The Idaho Spending Index examines appropriation bills on several fronts to add some important context to lawmakers’ discussions as the spending bills are considered on the House and Senate floors. As we look at the budget, we consider the following issues:
Does the agency requesting these funds serve a proper role of government? Has wasteful or duplicative spending been identified within the agency, and if so, has that spending been eliminated or corrected? Have budget-writers reviewed existing outlays to look for opportunities to contain spending, e.g., through a base reduction? If there is a maintenance budget, is that maintenance budget appropriate? Are the line items appropriate in type and size, and are they absolutely necessary for serving the public? Does the budget contemplate adding new employees or programs? Does the appropriation increase dependency on the federal government?

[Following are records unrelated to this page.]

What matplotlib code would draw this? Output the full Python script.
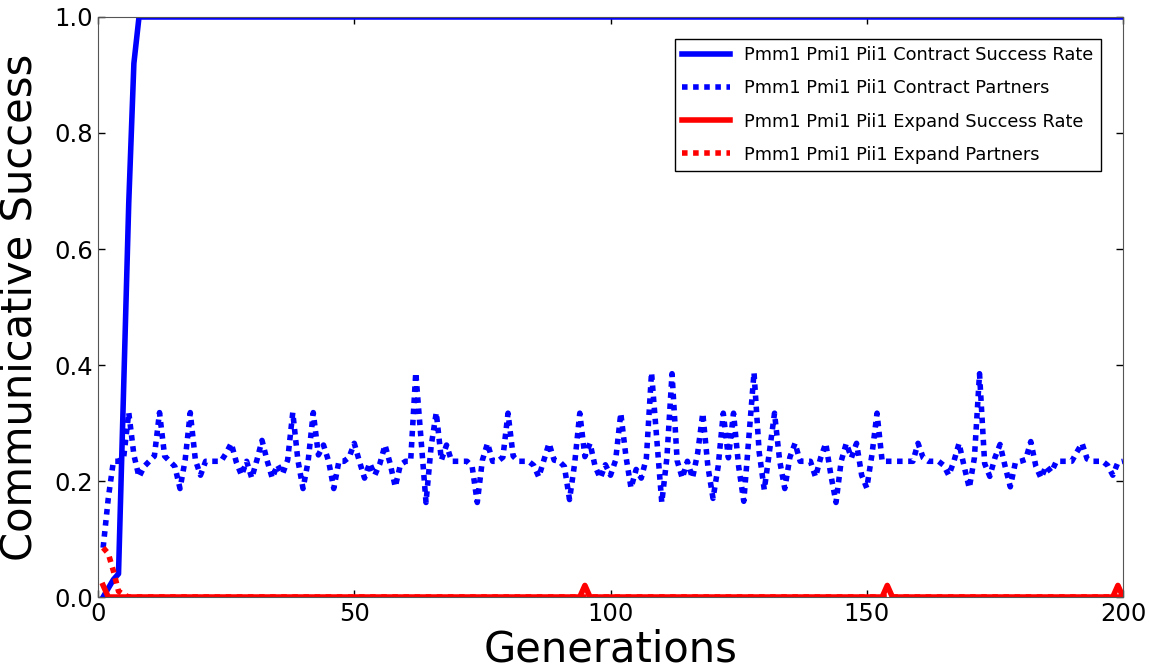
import numpy as np
import matplotlib
matplotlib.use("Agg")
import matplotlib.pyplot as plt

generations = np.arange(1, 201)

contract_rate_head = [0.0, 0.015, 0.03, 0.04, 0.36, 0.68, 0.92, 1.0]
contract_rate_tail = 1.0

contract_partners = [
    0.085, 0.17, 0.234, 0.234, 0.24, 0.318, 0.245, 0.207, 0.225, 0.234,
    0.243, 0.318, 0.243, 0.234, 0.225, 0.187, 0.236, 0.318, 0.236, 0.21,
    0.234, 0.234, 0.234, 0.234, 0.248, 0.265, 0.232, 0.21, 0.234, 0.205,
    0.236, 0.27, 0.235, 0.205, 0.228, 0.212, 0.236, 0.318, 0.236, 0.187,
    0.234, 0.318, 0.245, 0.262, 0.234, 0.187, 0.234, 0.234, 0.241, 0.265,
    0.234, 0.205, 0.231, 0.21, 0.23, 0.262, 0.23, 0.19, 0.228, 0.234,
    0.234, 0.387, 0.275, 0.163, 0.26, 0.318, 0.236, 0.262, 0.234, 0.234,
    0.234, 0.234, 0.225, 0.163, 0.236, 0.265, 0.234, 0.234, 0.241, 0.317,
    0.243, 0.234, 0.234, 0.234, 0.227, 0.207, 0.236, 0.265, 0.236, 0.234,
    0.225, 0.168, 0.23, 0.317, 0.242, 0.265, 0.225, 0.205, 0.228, 0.21,
    0.236, 0.317, 0.243, 0.188, 0.22, 0.205, 0.24, 0.387, 0.275, 0.163,
    0.24, 0.385, 0.235, 0.205, 0.234, 0.205, 0.248, 0.317, 0.225, 0.17,
    0.225, 0.317, 0.24, 0.317, 0.225, 0.165, 0.275, 0.387, 0.25, 0.185,
    0.25, 0.317, 0.235, 0.187, 0.241, 0.265, 0.234, 0.234, 0.234, 0.207,
    0.24, 0.265, 0.21, 0.163, 0.234, 0.265, 0.24, 0.265, 0.21, 0.188,
    0.245, 0.317, 0.234, 0.234, 0.234, 0.234, 0.234, 0.234, 0.234, 0.265,
    0.24, 0.234, 0.234, 0.234, 0.227, 0.21, 0.234, 0.265, 0.225, 0.188,
    0.24, 0.385, 0.23, 0.208, 0.24, 0.263, 0.225, 0.19, 0.232, 0.234,
    0.237, 0.268, 0.225, 0.205, 0.226, 0.215, 0.234, 0.234, 0.234, 0.234,
    0.25, 0.265, 0.238, 0.234, 0.234, 0.234, 0.227, 0.21, 0.232, 0.234,
]

# expand success rate is zero except for a few small spikes
expand_rate_spikes = {1: 0.02, 95: 0.02, 154: 0.02, 199: 0.02}

expand_partners_head = [0.085, 0.075, 0.045, 0.01, 0.004]

contract_rate = np.full(len(generations), contract_rate_tail)
contract_rate[:len(contract_rate_head)] = contract_rate_head

expand_rate = np.zeros(len(generations))
for g, v in expand_rate_spikes.items():
    expand_rate[g - 1] = v

expand_partners = np.zeros(len(generations))
expand_partners[:len(expand_partners_head)] = expand_partners_head

plt.rcParams["xtick.direction"] = "in"
plt.rcParams["ytick.direction"] = "in"
plt.rcParams["xtick.top"] = True
plt.rcParams["ytick.right"] = True

fig = plt.figure(figsize=(11.49, 6.69), dpi=100)
ax = fig.add_axes([0.0853, 0.1076, 0.8921, 0.867])

dots = (0, (1, 1))
ax.plot(generations, contract_rate, color="blue", lw=4,
        label="Pmm1 Pmi1 Pii1 Contract Success Rate")
ax.plot(generations, contract_partners, color="blue", lw=4, ls=dots,
        label="Pmm1 Pmi1 Pii1 Contract Partners")
ax.plot(generations, expand_rate, color="red", lw=4,
        label="Pmm1 Pmi1 Pii1 Expand Success Rate")
ax.plot(generations, expand_partners, color="red", lw=4, ls=dots,
        label="Pmm1 Pmi1 Pii1 Expand Partners")

ax.set_xlim(0, 200)
ax.set_ylim(0, 1.0)
ax.set_xticks([0, 50, 100, 150, 200])
ax.set_yticks([0.0, 0.2, 0.4, 0.6, 0.8, 1.0])
ax.tick_params(labelsize=17.5, length=5, width=1)
for s in ax.spines.values():
    s.set_color("#555555")

ax.set_xlabel("Generations", fontsize=30, labelpad=2)
ax.set_ylabel("Communicative Success", fontsize=30, labelpad=10)

leg = ax.legend(loc="upper right", fontsize=12.8, fancybox=False,
                borderaxespad=1.25, handlelength=2.7, labelspacing=0.85,
                framealpha=1)
leg.get_frame().set_edgecolor("black")

fig.savefig("out.png", dpi=100)
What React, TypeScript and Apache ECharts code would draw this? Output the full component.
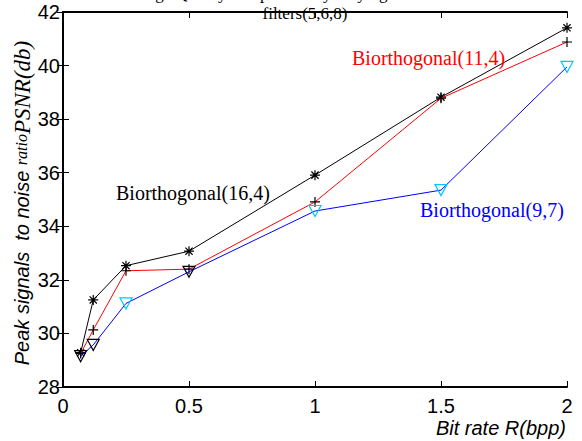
import React, { useEffect, useRef } from "react";
import * as echarts from "echarts";

const bitRates = [0.07, 0.12, 0.25, 0.5, 1, 1.5, 2];
const psnrBior16_4 = [29.28, 31.25, 32.53, 33.07, 35.91, 38.82, 41.41];
const psnrBior11_4 = [29.25, 30.13, 32.34, 32.4, 34.91, 38.78, 40.88];
const psnrBior9_7 = [29.15, 29.57, 31.12, 32.3, 34.57, 35.35, 39.95];
const triangleColors = ["#000000", "#000000", "#00c8ff", "#000000", "#00c8ff", "#00c8ff", "#00c8ff"];

const xTicks = { min: 0, max: 2, interval: 0.5 };
const yTicks = { min: 28, max: 42, interval: 2 };

const titleLines = ["Image Quality comparison by varying the order of", "filters(5,6,8)"];
const seriesNames = ["Biorthogonal(16,4)", "Biorthogonal(11,4)", "Biorthogonal(9,7)"];

const STAR = "path://M0,-1L0,1M-1,0L1,0M-0.72,-0.72L0.72,0.72M-0.72,0.72L0.72,-0.72";
const PLUS = "path://M0,-1L0,1M-1,0L1,0";

export default function App() {
  const ref = useRef<HTMLDivElement>(null);
  useEffect(() => {
    if (!ref.current) return;
    const chart = echarts.init(ref.current, null, { renderer: "svg" });
    const pair = (ys: number[]) => bitRates.map((x, i) => [x, ys[i]]);
    const labelFont = "'Liberation Sans', Arial, sans-serif";
    const serif = "'Liberation Serif', 'Times New Roman', serif";
    const axisLine = { show: true, lineStyle: { color: "#000", width: 2 } };
    chart.setOption({
      animation: false,
      backgroundColor: "#fff",
      grid: { left: 63, right: 15, top: 12, bottom: 54, containLabel: false },
      xAxis: [
        {
          type: "value", ...xTicks, position: "bottom",
          axisLine, splitLine: { show: false },
          axisTick: { inside: true, length: 6, lineStyle: { color: "#000", width: 1 } },
          axisLabel: { color: "#000", fontFamily: labelFont, fontSize: 20, margin: 9,
            formatter: (v: number) => String(v) },
        },
        {
          type: "value", ...xTicks, position: "top",
          axisLine, splitLine: { show: false },
          axisTick: { inside: true, length: 6, lineStyle: { color: "#000", width: 1 } },
          axisLabel: { show: false },
        },
      ],
      yAxis: [
        {
          type: "value", ...yTicks, position: "left",
          axisLine, splitLine: { show: false },
          axisTick: { inside: true, length: 6, lineStyle: { color: "#000", width: 1 } },
          axisLabel: { color: "#000", fontFamily: labelFont, fontSize: 20, margin: 3 },
        },
        {
          type: "value", ...yTicks, position: "right",
          axisLine, splitLine: { show: false },
          axisTick: { inside: true, length: 6, lineStyle: { color: "#000", width: 1 } },
          axisLabel: { show: false },
        },
      ],
      series: [
        {
          name: seriesNames[0], type: "line", data: pair(psnrBior16_4),
          symbol: STAR, symbolSize: 10,
          lineStyle: { color: "#000", width: 1 },
          itemStyle: { color: "#000", borderColor: "#000", borderWidth: 1.2 },
          z: 3,
        },
        {
          name: seriesNames[1], type: "line", data: pair(psnrBior11_4),
          symbol: PLUS, symbolSize: 10,
          lineStyle: { color: "#ff0000", width: 1 },
          itemStyle: { color: "#000", borderColor: "#000", borderWidth: 1.2 },
          z: 4,
        },
        {
          name: seriesNames[2], type: "line",
          data: pair(psnrBior9_7).map((d, i) => ({
            value: d,
            itemStyle: { color: "rgba(0,0,0,0)", borderColor: triangleColors[i], borderWidth: 1.2 },
          })),
          symbol: "triangle", symbolRotate: 180, symbolSize: [12, 11],
          lineStyle: { color: "#0000ff", width: 1 },
          itemStyle: { color: "rgba(0,0,0,0)" },
          z: 5,
        },
      ],
      graphic: [
        {
          type: "text", x: 300, y: -7, z: 10,
          style: { text: titleLines[0], font: `17px ${serif}`, fill: "#000", align: "center", verticalAlign: "middle" },
        },
        {
          type: "text", x: 305, y: 13, z: 10,
          style: { text: titleLines[1], font: `17px ${serif}`, fill: "#000", align: "center", verticalAlign: "middle" },
        },
        {
          type: "text", x: 116, y: 193, z: 10,
          style: { text: seriesNames[0], font: `20px ${serif}`, fill: "#000", align: "left", verticalAlign: "middle" },
        },
        {
          type: "text", x: 352, y: 58, z: 10,
          style: { text: seriesNames[1], font: `20px ${serif}`, fill: "#ff0000", align: "left", verticalAlign: "middle" },
        },
        {
          type: "text", x: 420, y: 210, z: 10,
          style: { text: seriesNames[2], font: `20px ${serif}`, fill: "#0000ff", align: "left", verticalAlign: "middle" },
        },
        {
          type: "text", x: 566, y: 428, z: 10,
          style: { text: "Bit rate R(bpp)", font: `italic 20px ${labelFont}`, fill: "#000", align: "right", verticalAlign: "middle" },
        },
        {
          type: "text", x: 22, y: 203, rotation: Math.PI / 2, z: 10,
          style: {
            text: "{a|Peak signals  to noise }{b|ratio}{c|PSNR(db)}",
            align: "center", verticalAlign: "middle",
            rich: {
              a: { fontFamily: labelFont, fontStyle: "italic", fontSize: 20, fill: "#000", color: "#000" },
              b: { fontFamily: serif, fontStyle: "italic", fontSize: 16, fill: "#000", color: "#000", padding: [0, 0, 2, 0] },
              c: { fontFamily: serif, fontStyle: "italic", fontSize: 23, fill: "#000", color: "#000" },
            },
          },
        },
      ],
    });
    return () => chart.dispose();
  }, []);
  return <div ref={ref} style={{ width: 582, height: 441, position: "absolute", left: 0, top: 0 }} />;
}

Our analysis is intended to provide lawmakers and their constituents with a frame of reference for conservative budgeting, by summarizing whether appropriation measures contain items that are truly objectionable or legitimate and worthy of support.
Bill Description: Health and Welfare department: mental health services, psychiatric hospitalization and substance abuse treatment and prevention FY22 appropriation
This is one of several bills within the Department of Health and Welfare budget that encapsulates the fiscal conundrum that Idaho is facing. Had this budget request for a 25% overall increase from the prior year appropriation consisted of general fund dollars, it would not have made it out of the Joint Finance Appropriation Committee. However, this appropriation increase is entirely driven by federal dollars, which are up 115% from the prior year. And most of those funds are tied to COVID money. The notion that we should take this money because these are federal dollars and saddle our kids and grandkids with debt is antithetical to a conservative approach to budgeting.